Chimerica's Cherry Jones: 'Everything progressive in America has been trampled on'
The American, high-culture audience will know Cherry Jones as an icon of Broadway, high priestess of off-Broadway, giving definitive performances since the 1980s: famously, Sister Aloysius in Doubt and Amanda Wingfield in The Glass Menagerie, a Tennessee Williams play she describes with such persuasive, feeling admiration that I bought it on the way home (it is really good, by the way).
Dedicated consumers of schlock will be catapulted back to Jones’s President Allison Taylor, from series seven of 24. While the box-set connoisseur will know Jones from Transparent, in which she played Leslie Mackinaw, closely modelled on creator Jill Soloway’s partner, the poet Eileen Myles. Jones says with ridiculous modesty that she usually gets parts at the last minute, when someone else pulls out. “I always like to find out who, so I can send flowers.” But not this part, which was as good as written for her. “No,” she concedes, “Jill wanted a true-blue lesbian. The real McCoy.”
Jones is in London the weekend of the big anti-Brexit march (“I hope to join it later,” she tells me) mainly to support her wife, the film-maker Sophie Huber, who is touring Europe with her documentary, Blue Note Records: Beyond the Notes. “Basically, everyone in it is a black man, so it’s been impossible to get it released in America,” Jones says unflinchingly. With the least confrontational manner, she gets stuck in to politics at every turn, so that you’re constantly spinning between despair at the world, delight that there are souls like hers in it, and blank confusion that the president of the United States just opened the door to you, in a flat next to a bakery in north London.

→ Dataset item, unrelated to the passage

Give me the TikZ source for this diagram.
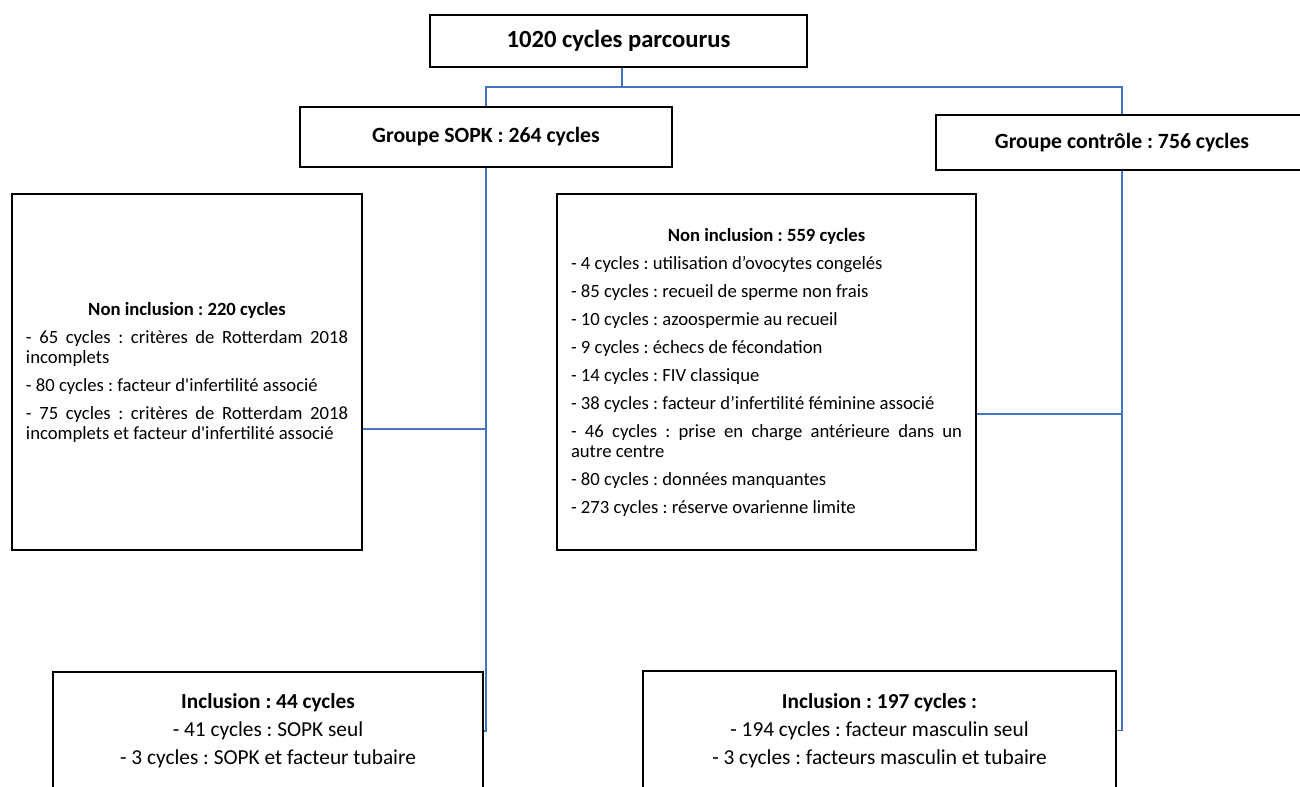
\documentclass[tikz,border=0pt]{standalone}
\usepackage{fontspec}
\newfontfamily\calibri{Carlito}
\hyphenpenalty=10000
\exhyphenpenalty=10000
\tolerance=9999

\begin{document}
\frenchspacing
\begin{tikzpicture}[x=0.75pt,y=0.75pt,yscale=-1,xscale=1,
    boite/.style={draw,line width=1.1pt,fill=white,align=center,font=\calibri},
    liste/.style={boite,align=justify,inner xsep=10.5pt,minimum height=267pt,font=\calibri\fontsize{14}{15}\selectfont},
    lien/.style={draw={rgb,255:red,68;green,114;blue,196},line width=1.2pt}]
    \useasboundingbox (0,0) rectangle (1300,787);
    \node (total) at (618.5,41) [boite,minimum width=282.75pt,minimum height=39pt,font=\calibri\fontsize{18.5}{22}\selectfont\bfseries] {1020 cycles parcourus};
    \node (sopk) at (486,137) [boite,minimum width=279pt,minimum height=45pt,font=\calibri\fontsize{16.3}{20}\selectfont\bfseries] {Groupe SOPK : 264 cycles};
    \node (ctrl) at (1122,142.5) [boite,minimum width=279pt,minimum height=41.25pt,font=\calibri\fontsize{16.3}{20}\selectfont\bfseries] {Groupe contrôle : 756 cycles};
    \node (nonsopk) at (187,372) [liste,text width=241.5pt] {\makebox[\hsize]{\textbf{Non inclusion : 220 cycles}}\\[6pt]
        - 65 cycles : critères de Rotterdam 2018 incomplets\\[6pt]
        - 80 cycles : facteur d'infertilité associé\\[6pt]
        - 75 cycles : critères de Rotterdam 2018 incomplets et facteur d'infertilité associé};
    \node (nonctrl) at (766.5,372) [liste,text width=293.25pt] {\makebox[\hsize]{\textbf{Non inclusion : 559 cycles}}\\[6pt]
        - 4 cycles : utilisation d’ovocytes congelés\\[6pt]
        - 85 cycles : recueil de sperme non frais\\[6pt]
        - 10 cycles : azoospermie au recueil\\[6pt]
        - 9 cycles : échecs de fécondation\\[6pt]
        - 14 cycles : FIV classique\\[6pt]
        - 38 cycles : facteur d’infertilité féminine associé\\[6pt]
        - 46 cycles : prise en charge antérieure dans un\linebreak autre centre\\[6pt]
        - 80 cycles : données manquantes\\[6pt]
        - 273 cycles : réserve ovarienne limite};
    \node (incsopk) at (268,731) [boite,minimum width=322.5pt,minimum height=88.5pt,font=\calibri\fontsize{16}{21}\selectfont] {\textbf{Inclusion : 44 cycles}\\- 41 cycles : SOPK seul\\- 3 cycles : SOPK et facteur tubaire};
    \node (incctrl) at (879.5,730.5) [boite,minimum width=354.75pt,minimum height=89.25pt,font=\calibri\fontsize{16}{21}\selectfont] {\textbf{Inclusion : 197 cycles :}\\- 194 cycles : facteur masculin seul\\- 3 cycles : facteurs masculin et tubaire};
    \coordinate (fourche) at (621,87);
    \draw[lien] ([xshift=2.5]total.south) -- ([xshift=2.5]total.south |- fourche) -| (sopk.north);
    \draw[lien] (fourche) -| (ctrl.north);
    \draw[lien] (sopk.south) |- (incsopk.east);
    \coordinate (jsopk) at ([yshift=42.75pt]nonsopk.east);
    \draw[lien] (jsopk) -- (jsopk -| sopk.south);
    \draw[lien] (ctrl.south) |- (incctrl.east);
    \coordinate (jctrl) at ([yshift=31.3pt]nonctrl.east);
    \draw[lien] (jctrl) -- (jctrl -| ctrl.south);
\end{tikzpicture}
\end{document}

We’re here to discuss Chimerica, Channel 4’s version of the acclaimed stage play by Lucy Kirkwood, who also wrote this script. It’s pretty traditional four-part drama, about a photographer who scorches his own reputation by doctoring a shot, and tries to redeem himself by tracking down the subject of a photograph he took during the Tiananmen Square protests in 1989.
Jones plays his journalist colleague, classic old-school hack, all fast-talking ribaldry and fierce loyalty. Jones is interested in everything – the future of journalism, the possibility of redemption, what social media has done to our moral compass, the endless accusations that basically sound people level against one another, which “enables the bad guys to succeed because they don’t care about redemption and they don’t get pinned”.
She doesn’t, I have to say, seem terrifically interested in her own performance, apparently missing that gene that brings the conversation back to yourself. “I got cast very late,” she says, “and said yes after 25 pages, because I found it so gripping,” and that’s as far as she’ll go. A trace of stage-snobbery about TV remains, even while the quality and sophistication of shows like Transparent collapse the old distinctions a bit. “I only took 24 because my parents were ill and I needed to get home to Tennessee. And it worked. I was home two weeks of every month for the last three years of their lives.”
Her reservations were about more than whether or not 24 was a bit trashy, though. She talks ruefully of the show’s famous violence: “I guess I mean its violent ethics.” It was so torture-heavy that some seasons – sheesh, season five – seemed to have that as the only question, should this bad guy be mutilated? “Kiefer Sutherland,” Jones remembers mournfully, “had to do a public service announcement for servicemen saying, ‘This was a television show, these are not the ethics of the US government or military.’ Of course, unfortunately, those were the ethics of the US. The fact that [Sutherland] was asked, or volunteered, to make that statement, was deeply troubling to me. But in this case, with ill parents, I fudged. You do. I had to come off my high horse.”